The ask_agent function, when called with origin="slack", appends instructions to format the response using Slack markdown. The agent then uses the get_sec_filings and potentially summarize_filing tools to retrieve and process the relevant earnings reports.

Monitoring Agent Activity

Tools like Prompt Circle can be used to trace the execution of the LangChain agent.
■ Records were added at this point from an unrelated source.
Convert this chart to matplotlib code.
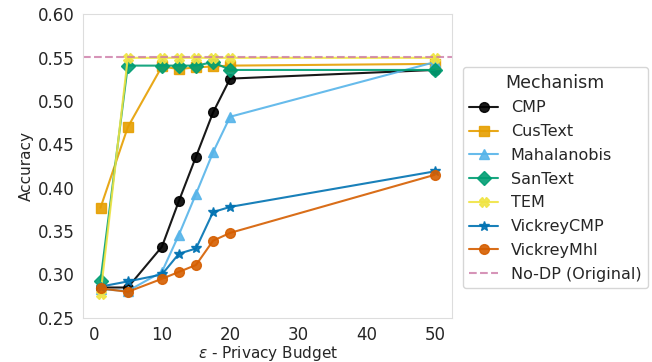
import matplotlib
matplotlib.use("Agg")
import matplotlib.pyplot as plt
import seaborn as sns

epsilons = [1, 5, 10, 12.5, 15, 17.5, 20, 50]

cmp_acc = [0.285, 0.285, 0.332, 0.385, 0.436, 0.487, 0.526, 0.536]
custext_acc = [0.377, 0.470, 0.540, 0.537, 0.539, 0.540, 0.541, 0.543]
mahalanobis_acc = [0.283, 0.281, 0.303, 0.346, 0.393, 0.441, 0.482, 0.545]
santext_acc = [0.293, 0.541, 0.541, 0.541, 0.541, 0.545, 0.536, 0.536]
tem_acc = [0.277, 0.550, 0.550, 0.550, 0.550, 0.550, 0.550, 0.550]
vickreycmp_acc = [0.286, 0.292, 0.300, 0.324, 0.330, 0.372, 0.378, 0.419]
vickreymhl_acc = [0.284, 0.280, 0.295, 0.303, 0.311, 0.339, 0.348, 0.415]
nodp_acc = 0.551

sns.set_style("white")
plt.rcParams["font.family"] = ["DejaVu Sans"]

series = [
    ("CMP", cmp_acc, "black", "o"),
    ("CusText", custext_acc, "#E69F00", "s"),
    ("Mahalanobis", mahalanobis_acc, "#56B4E9", "^"),
    ("SanText", santext_acc, "#009E73", "D"),
    ("TEM", tem_acc, "#F0E442", "X"),
    ("VickreyCMP", vickreycmp_acc, "#0072B2", "*"),
    ("VickreyMhl", vickreymhl_acc, "#D55E00", "o"),
]

fig, ax = plt.subplots(figsize=(6.52, 3.62), dpi=100)
for name, vals, color, marker in series:
    ax.plot(epsilons, vals, color=color, marker=marker, markersize=7,
            linewidth=1.5, alpha=0.9, label=name)
ax.axhline(nodp_acc, color="#CC79A7", linestyle="--", linewidth=1.5,
           alpha=0.8, label="No-DP (Original)")

ax.set_xlim(-1.5, 52.5)
ax.set_ylim(0.25, 0.60)
ax.set_xticks([0, 10, 20, 30, 40, 50])
ax.set_yticks([0.25, 0.30, 0.35, 0.40, 0.45, 0.50, 0.55, 0.60])
ax.tick_params(labelsize=12, colors="#262626", pad=2.5)
ax.set_xlabel(r"$\varepsilon$ - Privacy Budget", fontsize=11, labelpad=0)
ax.set_ylabel("Accuracy", fontsize=11, labelpad=3)
for s in ax.spines.values():
    s.set_color("#dddddd")

ax.legend(title="Mechanism", loc="center left", bbox_to_anchor=(1.008, 0.462),
          fontsize=11.5, title_fontsize=12.5, labelspacing=0.55,
          handlelength=1.8)

fig.subplots_adjust(left=0.128, right=0.693, top=0.96, bottom=0.122)
fig.savefig("out.png", dpi=100)
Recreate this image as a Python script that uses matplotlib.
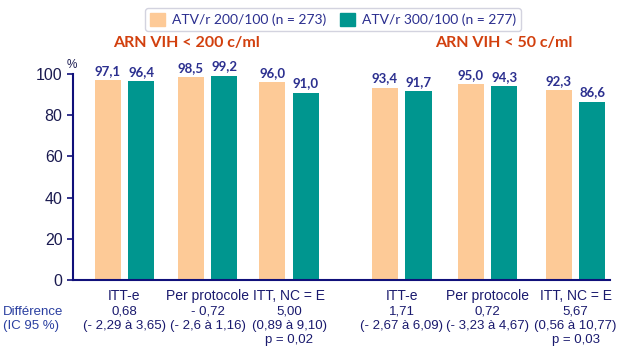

This provides a visual workflow (LangGraph) showing the steps the agent takes, including calls to the LLM and invocations of the tools exposed by the MCP server.

For example, a trace might show:

  • The initial user query
  • The LLM processing the query and deciding which tools to call
  • Calls to get_sec_filings for CRM, AAPL, and NVDA
  • Calls to summarize_filing for each retrieved document
  • The LLM processing the tool outputs to generate the final response

These traces are invaluable for debugging and understanding how the agent interacts with the MCP server and its tools.

Conclusion

The Model Context Protocol (MCP) provides a robust framework for extending the capabilities of Large Language Models by allowing them to interact with external tools and resources via dedicated servers.

By building MCP servers, for example using FastMCP, you can expose custom functionalities like fetching real-time data or integrating with third-party services. Clients, such as LangChain agents utilizing MultiServerMCPClient, can then connect to these servers and leverage these tools to fulfill complex user requests.

The financial analysis application integrated with Slack serves as a practical example, showcasing how an LLM agent can use MCP server tools to retrieve and process financial data from sources like Yahoo Finance and the SEC, delivering formatted results directly to a user in Slack. This architecture enables the creation of powerful, context-aware LLM applications that go far beyond the limitations of their initial training data.